• **To be done**
Copy out the listing in full, exactly as written, but not its pictures.

• **Data lines**
-- start --
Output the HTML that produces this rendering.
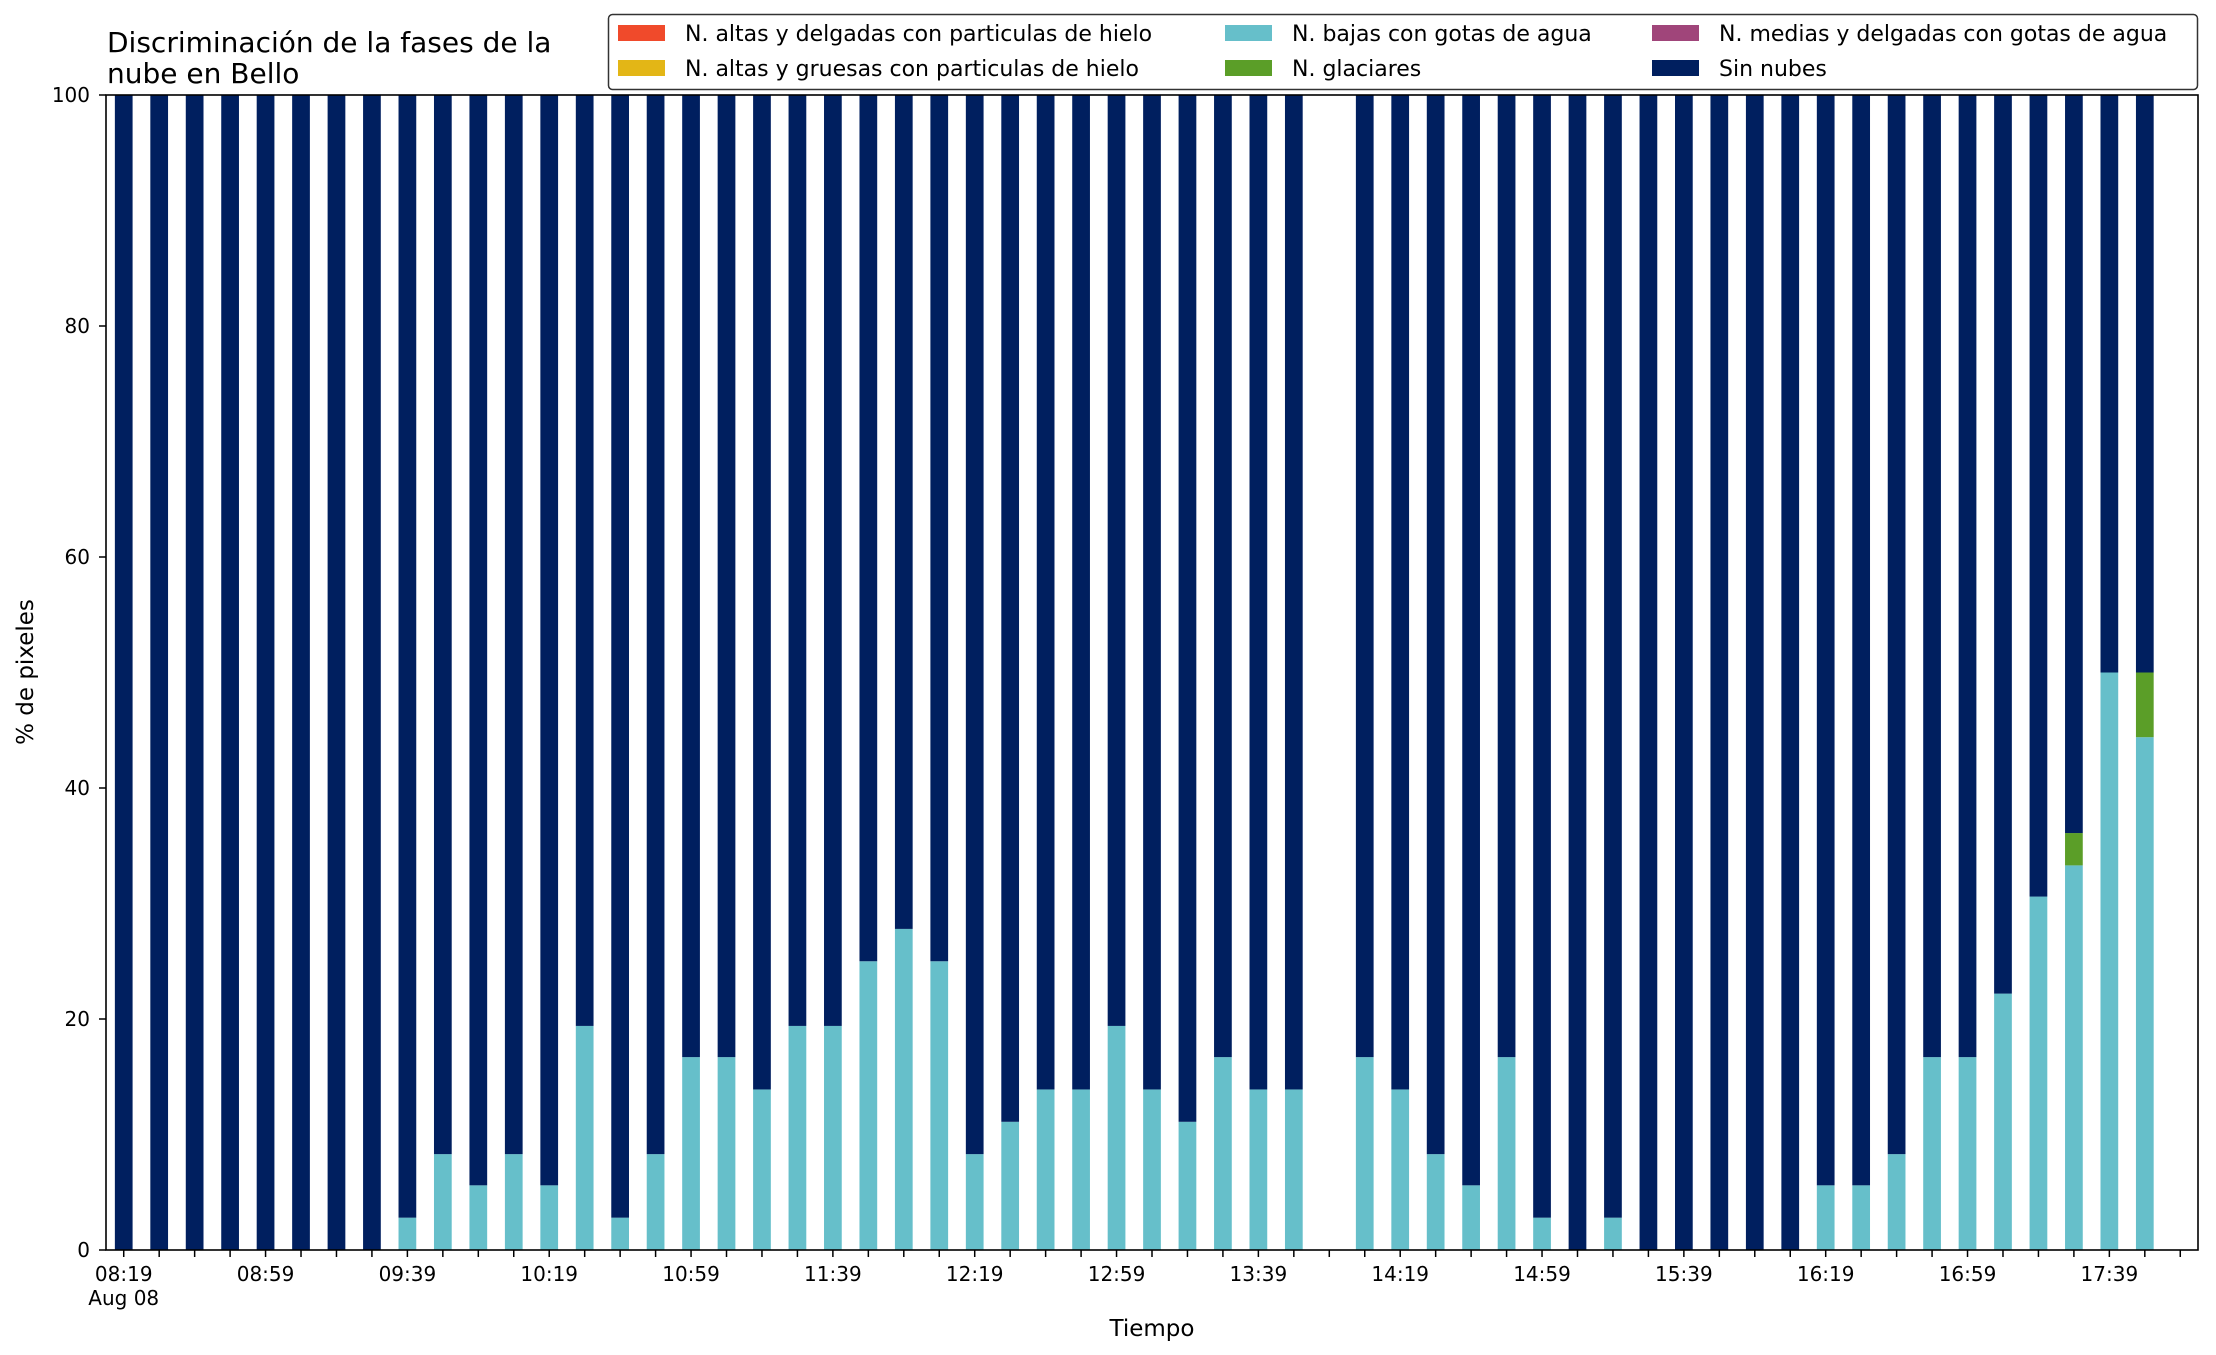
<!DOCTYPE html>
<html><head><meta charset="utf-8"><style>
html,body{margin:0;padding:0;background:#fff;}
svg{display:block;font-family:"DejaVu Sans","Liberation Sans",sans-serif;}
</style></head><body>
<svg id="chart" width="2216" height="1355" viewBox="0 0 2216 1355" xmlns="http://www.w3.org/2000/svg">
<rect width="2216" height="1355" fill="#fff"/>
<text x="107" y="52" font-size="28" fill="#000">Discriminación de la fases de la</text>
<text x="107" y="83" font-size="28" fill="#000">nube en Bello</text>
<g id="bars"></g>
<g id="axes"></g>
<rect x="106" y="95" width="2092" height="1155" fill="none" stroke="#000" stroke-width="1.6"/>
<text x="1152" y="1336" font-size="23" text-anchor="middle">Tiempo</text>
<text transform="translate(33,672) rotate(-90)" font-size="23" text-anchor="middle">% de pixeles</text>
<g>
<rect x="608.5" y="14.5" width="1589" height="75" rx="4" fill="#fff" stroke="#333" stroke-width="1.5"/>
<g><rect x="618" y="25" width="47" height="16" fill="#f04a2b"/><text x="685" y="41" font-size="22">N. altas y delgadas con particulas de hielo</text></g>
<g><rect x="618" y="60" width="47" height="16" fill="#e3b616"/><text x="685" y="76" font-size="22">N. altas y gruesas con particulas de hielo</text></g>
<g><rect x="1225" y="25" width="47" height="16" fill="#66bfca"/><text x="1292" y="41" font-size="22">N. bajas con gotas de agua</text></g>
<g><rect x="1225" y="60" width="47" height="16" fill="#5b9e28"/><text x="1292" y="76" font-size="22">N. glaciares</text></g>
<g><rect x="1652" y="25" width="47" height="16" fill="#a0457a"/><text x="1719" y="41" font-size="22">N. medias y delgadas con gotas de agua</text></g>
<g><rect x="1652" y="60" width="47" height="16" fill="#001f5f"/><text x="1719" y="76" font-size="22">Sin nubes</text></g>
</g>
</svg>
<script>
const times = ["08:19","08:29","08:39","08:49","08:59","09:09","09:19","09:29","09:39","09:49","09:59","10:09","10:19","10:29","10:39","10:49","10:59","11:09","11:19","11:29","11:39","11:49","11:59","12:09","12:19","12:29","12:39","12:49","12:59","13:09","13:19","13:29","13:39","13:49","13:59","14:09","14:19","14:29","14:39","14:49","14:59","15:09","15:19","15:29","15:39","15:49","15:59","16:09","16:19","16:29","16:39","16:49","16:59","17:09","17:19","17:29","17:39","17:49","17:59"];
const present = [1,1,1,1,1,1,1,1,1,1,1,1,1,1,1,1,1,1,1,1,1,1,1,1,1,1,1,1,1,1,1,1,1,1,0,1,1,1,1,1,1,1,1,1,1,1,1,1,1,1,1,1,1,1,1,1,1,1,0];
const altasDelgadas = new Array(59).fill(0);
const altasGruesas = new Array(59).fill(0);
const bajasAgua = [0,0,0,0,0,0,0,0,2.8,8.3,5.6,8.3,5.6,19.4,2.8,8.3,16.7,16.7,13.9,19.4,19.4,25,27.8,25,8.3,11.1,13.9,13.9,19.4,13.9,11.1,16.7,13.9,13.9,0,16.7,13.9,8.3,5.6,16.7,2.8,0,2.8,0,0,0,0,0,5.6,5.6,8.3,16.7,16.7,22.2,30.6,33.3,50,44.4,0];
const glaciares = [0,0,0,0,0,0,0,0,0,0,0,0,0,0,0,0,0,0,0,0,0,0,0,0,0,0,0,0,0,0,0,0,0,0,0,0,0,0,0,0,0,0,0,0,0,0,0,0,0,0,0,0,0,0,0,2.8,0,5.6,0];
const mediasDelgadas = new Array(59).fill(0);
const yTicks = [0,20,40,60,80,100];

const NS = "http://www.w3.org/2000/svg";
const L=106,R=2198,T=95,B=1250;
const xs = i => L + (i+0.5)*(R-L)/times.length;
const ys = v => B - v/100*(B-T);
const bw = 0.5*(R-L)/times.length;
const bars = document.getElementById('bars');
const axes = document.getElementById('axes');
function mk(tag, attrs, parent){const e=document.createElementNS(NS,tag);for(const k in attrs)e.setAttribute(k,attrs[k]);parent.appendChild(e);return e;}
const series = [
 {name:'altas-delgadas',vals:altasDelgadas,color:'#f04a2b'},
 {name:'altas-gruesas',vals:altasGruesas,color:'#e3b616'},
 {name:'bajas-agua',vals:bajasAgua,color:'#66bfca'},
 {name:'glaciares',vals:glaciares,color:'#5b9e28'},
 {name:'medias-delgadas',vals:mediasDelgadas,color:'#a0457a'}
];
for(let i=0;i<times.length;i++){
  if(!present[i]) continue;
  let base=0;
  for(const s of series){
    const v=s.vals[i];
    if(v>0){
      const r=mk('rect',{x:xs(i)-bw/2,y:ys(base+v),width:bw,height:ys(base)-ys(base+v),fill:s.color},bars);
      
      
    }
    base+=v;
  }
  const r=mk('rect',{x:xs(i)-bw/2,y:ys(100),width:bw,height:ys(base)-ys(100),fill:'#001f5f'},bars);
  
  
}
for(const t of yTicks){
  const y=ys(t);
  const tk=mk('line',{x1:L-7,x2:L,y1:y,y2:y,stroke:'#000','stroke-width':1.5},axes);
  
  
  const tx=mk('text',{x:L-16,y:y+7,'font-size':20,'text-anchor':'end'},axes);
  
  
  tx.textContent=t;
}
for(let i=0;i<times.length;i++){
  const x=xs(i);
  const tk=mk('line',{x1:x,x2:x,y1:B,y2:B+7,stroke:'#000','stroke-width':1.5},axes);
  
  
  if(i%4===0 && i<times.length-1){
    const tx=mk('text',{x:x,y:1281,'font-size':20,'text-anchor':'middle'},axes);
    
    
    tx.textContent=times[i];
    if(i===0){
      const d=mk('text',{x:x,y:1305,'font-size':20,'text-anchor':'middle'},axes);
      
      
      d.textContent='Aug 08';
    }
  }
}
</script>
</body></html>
-- end --
• **Response to the task**
Output the HTML that produces this rendering.
<!DOCTYPE html>
<html><head><meta charset="utf-8"><style>
html,body{margin:0;padding:0;background:#fff;}
svg{display:block;font-family:"DejaVu Sans","Liberation Sans",sans-serif;}
</style></head><body>
<svg id="chart" width="2216" height="1355" viewBox="0 0 2216 1355" xmlns="http://www.w3.org/2000/svg">
<rect width="2216" height="1355" fill="#fff"/>
<text x="107" y="52" font-size="28" fill="#000">Discriminación de la fases de la</text>
<text x="107" y="83" font-size="28" fill="#000">nube en Bello</text>
<g id="bars"></g>
<g id="axes"></g>
<rect x="106" y="95" width="2092" height="1155" fill="none" stroke="#000" stroke-width="1.6"/>
<text x="1152" y="1336" font-size="23" text-anchor="middle">Tiempo</text>
<text transform="translate(33,672) rotate(-90)" font-size="23" text-anchor="middle">% de pixeles</text>
<g>
<rect x="608.5" y="14.5" width="1589" height="75" rx="4" fill="#fff" stroke="#333" stroke-width="1.5"/>
<g><rect x="618" y="25" width="47" height="16" fill="#f04a2b"/><text x="685" y="41" font-size="22">N. altas y delgadas con particulas de hielo</text></g>
<g><rect x="618" y="60" width="47" height="16" fill="#e3b616"/><text x="685" y="76" font-size="22">N. altas y gruesas con particulas de hielo</text></g>
<g><rect x="1225" y="25" width="47" height="16" fill="#66bfca"/><text x="1292" y="41" font-size="22">N. bajas con gotas de agua</text></g>
<g><rect x="1225" y="60" width="47" height="16" fill="#5b9e28"/><text x="1292" y="76" font-size="22">N. glaciares</text></g>
<g><rect x="1652" y="25" width="47" height="16" fill="#a0457a"/><text x="1719" y="41" font-size="22">N. medias y delgadas con gotas de agua</text></g>
<g><rect x="1652" y="60" width="47" height="16" fill="#001f5f"/><text x="1719" y="76" font-size="22">Sin nubes</text></g>
</g>
</svg>
<script>
const times = ["08:19","08:29","08:39","08:49","08:59","09:09","09:19","09:29","09:39","09:49","09:59","10:09","10:19","10:29","10:39","10:49","10:59","11:09","11:19","11:29","11:39","11:49","11:59","12:09","12:19","12:29","12:39","12:49","12:59","13:09","13:19","13:29","13:39","13:49","13:59","14:09","14:19","14:29","14:39","14:49","14:59","15:09","15:19","15:29","15:39","15:49","15:59","16:09","16:19","16:29","16:39","16:49","16:59","17:09","17:19","17:29","17:39","17:49","17:59"];
const present = [1,1,1,1,1,1,1,1,1,1,1,1,1,1,1,1,1,1,1,1,1,1,1,1,1,1,1,1,1,1,1,1,1,1,0,1,1,1,1,1,1,1,1,1,1,1,1,1,1,1,1,1,1,1,1,1,1,1,0];
const altasDelgadas = new Array(59).fill(0);
const altasGruesas = new Array(59).fill(0);
const bajasAgua = [0,0,0,0,0,0,0,0,2.8,8.3,5.6,8.3,5.6,19.4,2.8,8.3,16.7,16.7,13.9,19.4,19.4,25,27.8,25,8.3,11.1,13.9,13.9,19.4,13.9,11.1,16.7,13.9,13.9,0,16.7,13.9,8.3,5.6,16.7,2.8,0,2.8,0,0,0,0,0,5.6,5.6,8.3,16.7,16.7,22.2,30.6,33.3,50,44.4,0];
const glaciares = [0,0,0,0,0,0,0,0,0,0,0,0,0,0,0,0,0,0,0,0,0,0,0,0,0,0,0,0,0,0,0,0,0,0,0,0,0,0,0,0,0,0,0,0,0,0,0,0,0,0,0,0,0,0,0,2.8,0,5.6,0];
const mediasDelgadas = new Array(59).fill(0);
const yTicks = [0,20,40,60,80,100];

const NS = "http://www.w3.org/2000/svg";
const L=106,R=2198,T=95,B=1250;
const xs = i => L + (i+0.5)*(R-L)/times.length;
const ys = v => B - v/100*(B-T);
const bw = 0.5*(R-L)/times.length;
const bars = document.getElementById('bars');
const axes = document.getElementById('axes');
function mk(tag, attrs, parent){const e=document.createElementNS(NS,tag);for(const k in attrs)e.setAttribute(k,attrs[k]);parent.appendChild(e);return e;}
const series = [
 {name:'altas-delgadas',vals:altasDelgadas,color:'#f04a2b'},
 {name:'altas-gruesas',vals:altasGruesas,color:'#e3b616'},
 {name:'bajas-agua',vals:bajasAgua,color:'#66bfca'},
 {name:'glaciares',vals:glaciares,color:'#5b9e28'},
 {name:'medias-delgadas',vals:mediasDelgadas,color:'#a0457a'}
];
for(let i=0;i<times.length;i++){
  if(!present[i]) continue;
  let base=0;
  for(const s of series){
    const v=s.vals[i];
    if(v>0){
      const r=mk('rect',{x:xs(i)-bw/2,y:ys(base+v),width:bw,height:ys(base)-ys(base+v),fill:s.color},bars);
      
      
    }
    base+=v;
  }
  const r=mk('rect',{x:xs(i)-bw/2,y:ys(100),width:bw,height:ys(base)-ys(100),fill:'#001f5f'},bars);
  
  
}
for(const t of yTicks){
  const y=ys(t);
  const tk=mk('line',{x1:L-7,x2:L,y1:y,y2:y,stroke:'#000','stroke-width':1.5},axes);
  
  
  const tx=mk('text',{x:L-16,y:y+7,'font-size':20,'text-anchor':'end'},axes);
  
  
  tx.textContent=t;
}
for(let i=0;i<times.length;i++){
  const x=xs(i);
  const tk=mk('line',{x1:x,x2:x,y1:B,y2:B+7,stroke:'#000','stroke-width':1.5},axes);
  
  
  if(i%4===0 && i<times.length-1){
    const tx=mk('text',{x:x,y:1281,'font-size':20,'text-anchor':'middle'},axes);
    
    
    tx.textContent=times[i];
    if(i===0){
      const d=mk('text',{x:x,y:1305,'font-size':20,'text-anchor':'middle'},axes);
      
      
      d.textContent='Aug 08';
    }
  }
}
</script>
</body></html>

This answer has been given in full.